GOAL: Extract each line containing the string "this".

....................

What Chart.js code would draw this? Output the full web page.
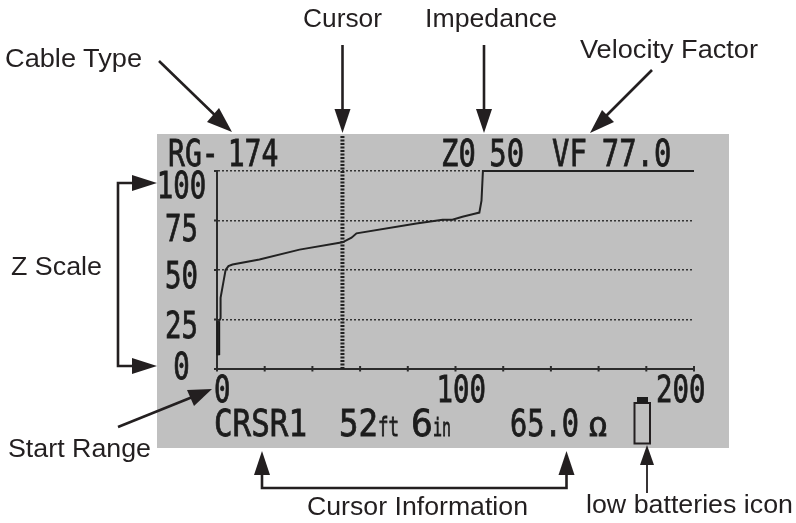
<!DOCTYPE html>
<html>
<head>
<meta charset="utf-8">
<style>
html,body{margin:0;padding:0;background:#fff;width:796px;height:523px;overflow:hidden}
#panel{position:absolute;left:157px;top:134px;width:572px;height:314px;background:#c0c0c0}
#c{position:absolute;left:0;top:0;z-index:1}
#wrap{position:absolute;left:0;top:0;width:796px;height:523px}
svg{position:absolute;left:0;top:0;z-index:2}
.lcd{font-family:"DejaVu Sans Mono",monospace;font-weight:normal;fill:#1c1c1c;stroke:#1c1c1c;stroke-width:0.8}
.note{font-family:"Liberation Sans",Arial,sans-serif;fill:#231f20;font-size:26px}
.arr{stroke:#231f20;stroke-width:2.6;fill:none}
.head{fill:#231f20;stroke:none}
</style>
<script src="https://cdn.jsdelivr.net/npm/chart.js@4"></script>
</head>
<body>
<div id="panel"></div>
<div id="wrap"><canvas id="c" width="796" height="523"></canvas></div>
<svg width="796" height="523" viewBox="0 0 796 523" id="ov">
  <text class="lcd" transform="translate(168,166) scale(.74,1)" font-size="38"><tspan>RG-</tspan><tspan dx="12">174</tspan></text>
  <text class="lcd" transform="translate(441,166) scale(.76,1)" font-size="38"><tspan>Z0 </tspan><tspan dx="-5">50</tspan></text>
  <text class="lcd" transform="translate(552,166) scale(.76,1)" font-size="38"><tspan>VF </tspan><tspan dx="-3">77.0</tspan></text>
  <text class="lcd" x="214" y="436" font-size="37" textLength="93" lengthAdjust="spacingAndGlyphs">CRSR1</text>
  <text class="lcd" x="339" y="436" font-size="37" textLength="39" lengthAdjust="spacingAndGlyphs">52</text>
  <text class="lcd" x="378" y="436" font-size="26" textLength="21" lengthAdjust="spacingAndGlyphs">ft</text>
  <text class="lcd" x="411" y="436" font-size="37" textLength="22" lengthAdjust="spacingAndGlyphs">6</text>
  <text class="lcd" x="433" y="436" font-size="24" textLength="18" lengthAdjust="spacingAndGlyphs">in</text>
  <text class="lcd" x="510" y="436" font-size="37" textLength="69" lengthAdjust="spacingAndGlyphs">65.0</text>
  <text class="lcd" x="589" y="436" font-size="26" textLength="18" lengthAdjust="spacingAndGlyphs">Ω</text>

  <text class="note" x="5" y="67" textLength="137" lengthAdjust="spacingAndGlyphs">Cable Type</text>
  <text class="note" x="303" y="27" textLength="79" lengthAdjust="spacingAndGlyphs">Cursor</text>
  <text class="note" x="425" y="27" textLength="132" lengthAdjust="spacingAndGlyphs">Impedance</text>
  <text class="note" x="580" y="58" textLength="178" lengthAdjust="spacingAndGlyphs">Velocity Factor</text>
  <text class="note" x="11" y="275" textLength="91" lengthAdjust="spacingAndGlyphs">Z Scale</text>
  <text class="note" x="8" y="457" textLength="143" lengthAdjust="spacingAndGlyphs">Start Range</text>
  <text class="note" x="307" y="515" textLength="221" lengthAdjust="spacingAndGlyphs">Cursor Information</text>
  <text class="note" x="586" y="513" textLength="207" lengthAdjust="spacingAndGlyphs">low batteries icon</text>

  <path class="arr" d="M159 61L222 122"/><polygon class="head" points="232,132 207,122 219,108"/>
  <path class="arr" d="M342.5 45V112"/><polygon class="head" points="342.5,133 334.5,109 350.5,109"/>
  <path class="arr" d="M484 45V112"/><polygon class="head" points="484,133 476,109 492,109"/>
  <path class="arr" d="M652 70L600 122"/><polygon class="head" points="590,133 602,110 614,122"/>
  <path class="arr" d="M135 183H118V366H135"/>
  <polygon class="head" points="157,183 132,175 132,191"/>
  <polygon class="head" points="157,366 132,358 132,374"/>
  <path class="arr" d="M118 427L195 396"/><polygon class="head" points="212,389 194,406 187,390"/>
  <path class="arr" d="M262 472V488H566.5V472"/>
  <polygon class="head" points="262,451 254,475 270,475"/>
  <polygon class="head" points="566.5,451 558.5,475 574.5,475"/>
  <path class="arr" d="M647 493V462" style="stroke-width:1.8"/><polygon class="head" points="647,445 640,465 654,465"/>

  <rect x="634.5" y="403" width="15.5" height="40.5" fill="none" stroke="#231f20" stroke-width="2"/>
  <rect x="637" y="397" width="11" height="6" fill="#1c1c1c"/>
</svg>
<script>
const xTickStep = 20;
const yTickStep = 25;
const xLabels = [0, 100, 200];
const yLabels = [100, 75, 50, 25, 0];
const distance = [0.6, 0.6, 1.5, 1.5, 2.7, 3.6, 4.8, 6.5, 17.8, 34.6, 52.6, 56.4, 58.5, 83.6, 94.6, 98.7, 102.9, 108, 110, 110.9, 111.5, 200];
const impedance = [7, 23.6, 25.6, 36, 44, 50, 52, 52.8, 55.3, 60.3, 64, 66.3, 68.5, 73.5, 75.4, 75.4, 76.9, 78.4, 79, 85, 100, 100];
const edgeDistance = [0.6, 0.6];
const edgeImpedance = [7, 24];
const cursorDistance = [52.6, 52.6];
const cursorImpedance = [0, 118];

const pairs = (a, b) => a.map((x, i) => ({x, y: b[i]}));

const lcdAxes = {
  id: 'lcdAxes',
  afterDraw(chart) {
    const ctx = chart.ctx, xs = chart.scales.x, ys = chart.scales.y;
    const y0 = ys.bottom, x0 = xs.left;
    ctx.save();
    ctx.strokeStyle = '#2b2b2b';
    ctx.lineWidth = 2;
    xs.ticks.forEach(t => {
      const p = xs.getPixelForValue(t.value);
      ctx.beginPath(); ctx.moveTo(p, y0 - 3); ctx.lineTo(p, y0 + 2.5); ctx.stroke();
    });
    ys.ticks.forEach(t => {
      const p = ys.getPixelForValue(t.value);
      ctx.beginPath(); ctx.moveTo(x0 - 3, p); ctx.lineTo(x0 + 1, p); ctx.stroke();
    });
    ctx.fillStyle = '#1c1c1c';
    ctx.strokeStyle = '#1c1c1c';
    ctx.lineWidth = 0.8;
    ctx.font = '37px "DejaVu Sans Mono", monospace';
    ctx.textBaseline = 'alphabetic';
    const shrink = 0.74;
    const xShift = {0: -3, 100: -19, 200: -38};
    const put = v => { ctx.fillText(String(v), 0, 0); ctx.strokeText(String(v), 0, 0); };
    ctx.textAlign = 'left';
    xLabels.forEach(v => {
      ctx.save();
      ctx.translate(xs.getPixelForValue(v) + xShift[v], y0 + 33);
      ctx.scale(shrink, 1);
      put(v);
      ctx.restore();
    });
    const yShift = {100: 27, 75: 20, 50: 18, 25: 18.5, 0: 10};
    ctx.textAlign = 'center';
    yLabels.forEach(v => {
      ctx.save();
      ctx.translate(x0 - 35.5, ys.getPixelForValue(v) + yShift[v]);
      ctx.scale(shrink, 1);
      put(v);
      ctx.restore();
    });
    ctx.restore();
  }
};

new Chart(document.getElementById('c'), {
  type: 'scatter',
  data: {
    datasets: [
      {label: 'Cursor', data: pairs(cursorDistance, cursorImpedance), showLine: true, clip: false,
       borderColor: '#222', borderWidth: 4, borderDash: [2, 1.5], pointRadius: 0},
      {label: 'Impedance', data: pairs(distance, impedance), showLine: true,
       borderColor: '#222', borderWidth: 2, pointRadius: 0, tension: 0, clip: false},
      {label: 'Start', data: pairs(edgeDistance, edgeImpedance), showLine: true,
       borderColor: '#111', borderWidth: 3.5, pointRadius: 0, clip: false}
    ]
  },
  options: {
    responsive: false,
    animation: false,
    layout: {padding: {left: 217, right: 102, top: 171, bottom: 154}},
    plugins: {legend: {display: false}, tooltip: {enabled: false}, title: {display: false}},
    scales: {
      x: {
        type: 'linear', min: 0, max: 200,
        ticks: {display: false, stepSize: xTickStep},
        grid: {drawOnChartArea: false, drawTicks: false},
        border: {display: true, color: '#2b2b2b', width: 2}
      },
      y: {
        type: 'linear', min: 0, max: 100,
        ticks: {display: false, stepSize: yTickStep},
        grid: {drawOnChartArea: true, drawTicks: false, color: '#333', lineWidth: 1.5},
        border: {display: true, color: '#2b2b2b', width: 2, dash: [2, 2]}
      }
    }
  },
  plugins: [lcdAxes]
});
</script>
</body>
</html>
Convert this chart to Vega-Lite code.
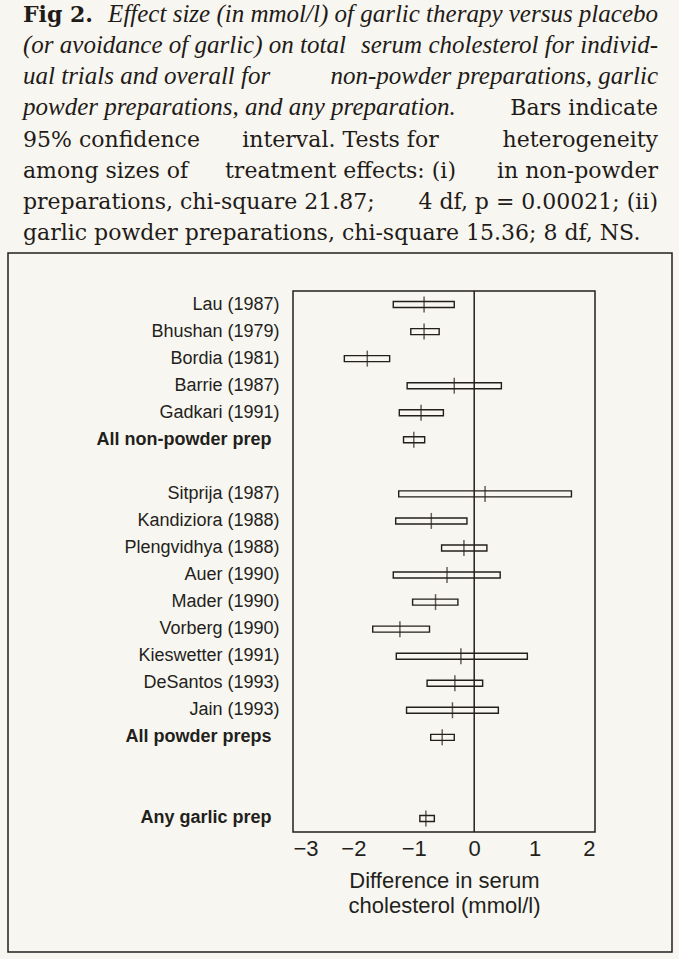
{
  "$schema": "https://vega.github.io/schema/vega-lite/v6.json",
  "background": "#f8f6f0",
  "padding": {"left": 7, "top": 0, "right": 8, "bottom": 7},
  "bounds": "flush",
  "spacing": 0,
  "config": {"view": {"stroke": null}, "font": "Liberation Sans"},
  "datasets": {
    "capBold": [{"line": 1, "text": "Fig 2."}],
    "capItalicStart": [
      {"line": 2, "text": "(or avoidance of garlic) on total"},
      {"line": 3, "text": "ual trials and overall for"},
      {"line": 4, "text": "powder preparations, and any preparation."}
    ],
    "capItalicEnd": [
      {"line": 1, "text": "Effect size (in mmol/l) of garlic therapy versus placebo"},
      {"line": 2, "text": "serum cholesterol for individ-"},
      {"line": 3, "text": "non-powder preparations, garlic"}
    ],
    "capRomanStart": [
      {"line": 5, "text": "95% confidence"},
      {"line": 6, "text": "among sizes of"},
      {"line": 7, "text": "preparations, chi-square 21.87;"},
      {"line": 8, "text": "garlic powder preparations, chi-square 15.36; 8 df, NS."}
    ],
    "capRomanMiddle": [
      {"line": 5, "text": "interval. Tests for"},
      {"line": 6, "text": "treatment effects: (i)"}
    ],
    "capRomanEnd": [
      {"line": 4, "text": "Bars indicate"},
      {"line": 5, "text": "heterogeneity"},
      {"line": 6, "text": "in non-powder"},
      {"line": 7, "text": "4 df, p = 0.00021; (ii)"}
    ],
    "trials": [
      {"study": "Lau (1987)", "est": -0.83, "lo": -1.34, "hi": -0.33},
      {"study": "Bhushan (1979)", "est": -0.83, "lo": -1.05, "hi": -0.58},
      {"study": "Bordia (1981)", "est": -1.77, "lo": -2.15, "hi": -1.4},
      {"study": "Barrie (1987)", "est": -0.33, "lo": -1.11, "hi": 0.45},
      {"study": "Gadkari (1991)", "est": -0.88, "lo": -1.24, "hi": -0.51},
      {"study": "All non-powder prep", "est": -1.0, "lo": -1.17, "hi": -0.82},
      {"study": "Sitprija (1987)", "est": 0.18, "lo": -1.25, "hi": 1.61},
      {"study": "Kandiziora (1988)", "est": -0.71, "lo": -1.3, "hi": -0.12},
      {"study": "Plengvidhya (1988)", "est": -0.17, "lo": -0.54, "hi": 0.21},
      {"study": "Auer (1990)", "est": -0.45, "lo": -1.34, "hi": 0.43},
      {"study": "Mader (1990)", "est": -0.64, "lo": -1.02, "hi": -0.27},
      {"study": "Vorberg (1990)", "est": -1.23, "lo": -1.68, "hi": -0.74},
      {"study": "Kieswetter (1991)", "est": -0.22, "lo": -1.29, "hi": 0.88},
      {"study": "DeSantos (1993)", "est": -0.32, "lo": -0.78, "hi": 0.14},
      {"study": "Jain (1993)", "est": -0.36, "lo": -1.12, "hi": 0.4},
      {"study": "All powder preps", "est": -0.53, "lo": -0.72, "hi": -0.33},
      {"study": "Any garlic prep", "est": -0.8, "lo": -0.9, "hi": -0.66}
    ]
  },
  "vconcat": [
    {
      "width": 664,
      "height": 253,
      "encoding": {
        "y": {"field": "line", "type": "quantitative", "scale": {"domain": [1, 8], "range": [22, 240], "nice": false, "zero": false}, "axis": null},
        "text": {"field": "text"}
      },
      "layer": [
        {
          "data": {"name": "capBold"},
          "mark": {"type": "text", "align": "left", "baseline": "alphabetic", "font": "DejaVu Serif", "fontSize": 22, "fontWeight": "bold", "color": "#1f1b18"},
          "encoding": {"x": {"datum": 0, "type": "quantitative", "scale": {"domain": [0, 1], "range": [15, 650], "nice": false, "zero": false}, "axis": null}}
        },
        {
          "data": {"name": "capItalicStart"},
          "mark": {"type": "text", "align": "left", "baseline": "alphabetic", "font": "Liberation Serif", "fontSize": 25, "fontStyle": "italic", "color": "#1f1b18"},
          "encoding": {"x": {"datum": 0, "type": "quantitative", "scale": {"domain": [0, 1], "range": [15, 650], "nice": false, "zero": false}, "axis": null}}
        },
        {
          "data": {"name": "capItalicEnd"},
          "mark": {"type": "text", "align": "right", "baseline": "alphabetic", "font": "Liberation Serif", "fontSize": 25, "fontStyle": "italic", "color": "#1f1b18"},
          "encoding": {"x": {"datum": 1, "type": "quantitative", "scale": {"domain": [0, 1], "range": [15, 650], "nice": false, "zero": false}, "axis": null}}
        },
        {
          "data": {"name": "capRomanStart"},
          "mark": {"type": "text", "align": "left", "baseline": "alphabetic", "font": "DejaVu Serif", "fontSize": 22, "color": "#1f1b18"},
          "encoding": {"x": {"datum": 0, "type": "quantitative", "scale": {"domain": [0, 1], "range": [15, 650], "nice": false, "zero": false}, "axis": null}}
        },
        {
          "data": {"name": "capRomanMiddle"},
          "mark": {"type": "text", "align": "center", "baseline": "alphabetic", "font": "DejaVu Serif", "fontSize": 22, "color": "#1f1b18"},
          "encoding": {"x": {"datum": 0.5, "type": "quantitative", "scale": {"domain": [0, 1], "range": [15, 650], "nice": false, "zero": false}, "axis": null}}
        },
        {
          "data": {"name": "capRomanEnd"},
          "mark": {"type": "text", "align": "right", "baseline": "alphabetic", "font": "DejaVu Serif", "fontSize": 22, "color": "#1f1b18"},
          "encoding": {"x": {"datum": 1, "type": "quantitative", "scale": {"domain": [0, 1], "range": [15, 650], "nice": false, "zero": false}, "axis": null}}
        }
      ]
    },
    {
      "width": 664,
      "height": 699,
      "view": {"stroke": "#231f1c", "strokeWidth": 1.5},
      "resolve": {"scale": {"y": "independent"}, "axis": {"y": "independent"}},
      "layer": [
        {
          "data": {"values": [{"part": "frame"}]},
          "mark": {"type": "rect", "fillOpacity": 0, "stroke": "#231f1c", "strokeWidth": 1.5},
          "encoding": {
            "x": {
              "datum": -3, "type": "quantitative",
              "scale": {"domain": [-3, 2], "range": [285, 587], "nice": false, "zero": false},
              "axis": {
                "orient": "bottom", "offset": -120, "values": [-3, -2, -1, 0, 1, 2],
                "domain": false, "ticks": false, "grid": false,
                "labelFontSize": 22, "labelPadding": 6, "labelColor": "#231f1c", "labelFont": "Liberation Sans",
                "title": ["Difference in serum", "cholesterol (mmol/l)"],
                "titleFontSize": 22, "titleFontWeight": "normal", "titleLineHeight": 25, "titlePadding": 11,
                "titleColor": "#231f1c", "titleFont": "Liberation Sans"
              }
            },
            "x2": {"datum": 2},
            "y": {"datum": 0, "type": "quantitative", "scale": {"domain": [0, 1], "range": [38, 579], "nice": false, "zero": false}, "axis": null},
            "y2": {"datum": 1}
          }
        },
        {
          "data": {"values": [{"part": "zero"}]},
          "mark": {"type": "rule", "color": "#231f1c", "strokeWidth": 1.5},
          "encoding": {
            "x": {
              "datum": 0, "type": "quantitative",
              "scale": {"domain": [-3, 2], "range": [285, 587], "nice": false, "zero": false},
              "axis": {
                "orient": "bottom", "offset": -120, "values": [-3, -2, -1, 0, 1, 2],
                "domain": false, "ticks": false, "grid": false,
                "labelFontSize": 22, "labelPadding": 6, "labelColor": "#231f1c", "labelFont": "Liberation Sans",
                "title": ["Difference in serum", "cholesterol (mmol/l)"],
                "titleFontSize": 22, "titleFontWeight": "normal", "titleLineHeight": 25, "titlePadding": 11,
                "titleColor": "#231f1c", "titleFont": "Liberation Sans"
              }
            },
            "y": {"datum": 0, "type": "quantitative", "scale": {"domain": [0, 1], "range": [38, 579], "nice": false, "zero": false}, "axis": null},
            "y2": {"datum": 1}
          }
        },
        {
          "data": {"name": "trials"},
          "mark": {"type": "bar", "size": 6, "fillOpacity": 0, "stroke": "#231f1c", "strokeWidth": 1.4},
          "encoding": {
            "x": {
              "field": "lo", "type": "quantitative",
              "scale": {"domain": [-3, 2], "range": [285, 587], "nice": false, "zero": false},
              "axis": {
                "orient": "bottom", "offset": -120, "values": [-3, -2, -1, 0, 1, 2],
                "domain": false, "ticks": false, "grid": false,
                "labelFontSize": 22, "labelPadding": 6, "labelColor": "#231f1c", "labelFont": "Liberation Sans",
                "title": ["Difference in serum", "cholesterol (mmol/l)"],
                "titleFontSize": 22, "titleFontWeight": "normal", "titleLineHeight": 25, "titlePadding": 11,
                "titleColor": "#231f1c", "titleFont": "Liberation Sans"
              }
            },
            "x2": {"field": "hi"},
            "y": {
              "field": "study", "type": "nominal",
              "scale": {
                "type": "band",
                "domain": ["Lau (1987)", "Bhushan (1979)", "Bordia (1981)", "Barrie (1987)", "Gadkari (1991)", "All non-powder prep", "gap1", "Sitprija (1987)", "Kandiziora (1988)", "Plengvidhya (1988)", "Auer (1990)", "Mader (1990)", "Vorberg (1990)", "Kieswetter (1991)", "DeSantos (1993)", "Jain (1993)", "All powder preps", "gap2", "gap3", "Any garlic prep"],
                "range": [38, 579], "paddingInner": 0, "paddingOuter": 0
              },
              "axis": {
                "orient": "left", "offset": -285, "domain": false, "ticks": false, "grid": false, "title": null,
                "values": ["Lau (1987)", "Bhushan (1979)", "Bordia (1981)", "Barrie (1987)", "Gadkari (1991)", "All non-powder prep", "Sitprija (1987)", "Kandiziora (1988)", "Plengvidhya (1988)", "Auer (1990)", "Mader (1990)", "Vorberg (1990)", "Kieswetter (1991)", "DeSantos (1993)", "Jain (1993)", "All powder preps", "Any garlic prep"],
                "labelFontSize": 18, "labelColor": "#231f1c", "labelFont": "Liberation Sans", "labelLimit": 0,
                "labelFontWeight": {"condition": {"test": "indexof(datum.value, 'All') == 0 || indexof(datum.value, 'Any') == 0", "value": "bold"}, "value": "normal"},
                "labelPadding": {"condition": {"test": "indexof(datum.value, 'All') == 0 || indexof(datum.value, 'Any') == 0", "value": 22}, "value": 14}
              }
            }
          }
        },
        {
          "data": {"name": "trials"},
          "mark": {"type": "tick", "size": 16, "thickness": 1.5, "color": "#231f1c"},
          "encoding": {
            "x": {
              "field": "est", "type": "quantitative",
              "scale": {"domain": [-3, 2], "range": [285, 587], "nice": false, "zero": false},
              "axis": {
                "orient": "bottom", "offset": -120, "values": [-3, -2, -1, 0, 1, 2],
                "domain": false, "ticks": false, "grid": false,
                "labelFontSize": 22, "labelPadding": 6, "labelColor": "#231f1c", "labelFont": "Liberation Sans",
                "title": ["Difference in serum", "cholesterol (mmol/l)"],
                "titleFontSize": 22, "titleFontWeight": "normal", "titleLineHeight": 25, "titlePadding": 11,
                "titleColor": "#231f1c", "titleFont": "Liberation Sans"
              }
            },
            "y": {
              "field": "study", "type": "nominal",
              "scale": {
                "type": "band",
                "domain": ["Lau (1987)", "Bhushan (1979)", "Bordia (1981)", "Barrie (1987)", "Gadkari (1991)", "All non-powder prep", "gap1", "Sitprija (1987)", "Kandiziora (1988)", "Plengvidhya (1988)", "Auer (1990)", "Mader (1990)", "Vorberg (1990)", "Kieswetter (1991)", "DeSantos (1993)", "Jain (1993)", "All powder preps", "gap2", "gap3", "Any garlic prep"],
                "range": [38, 579], "paddingInner": 0, "paddingOuter": 0
              },
              "axis": null
            }
          }
        }
      ]
    }
  ]
}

....................

SOLUTION:
What Chart.js code would draw this? Output the full web page.
Convert this chart to Vega-Lite code.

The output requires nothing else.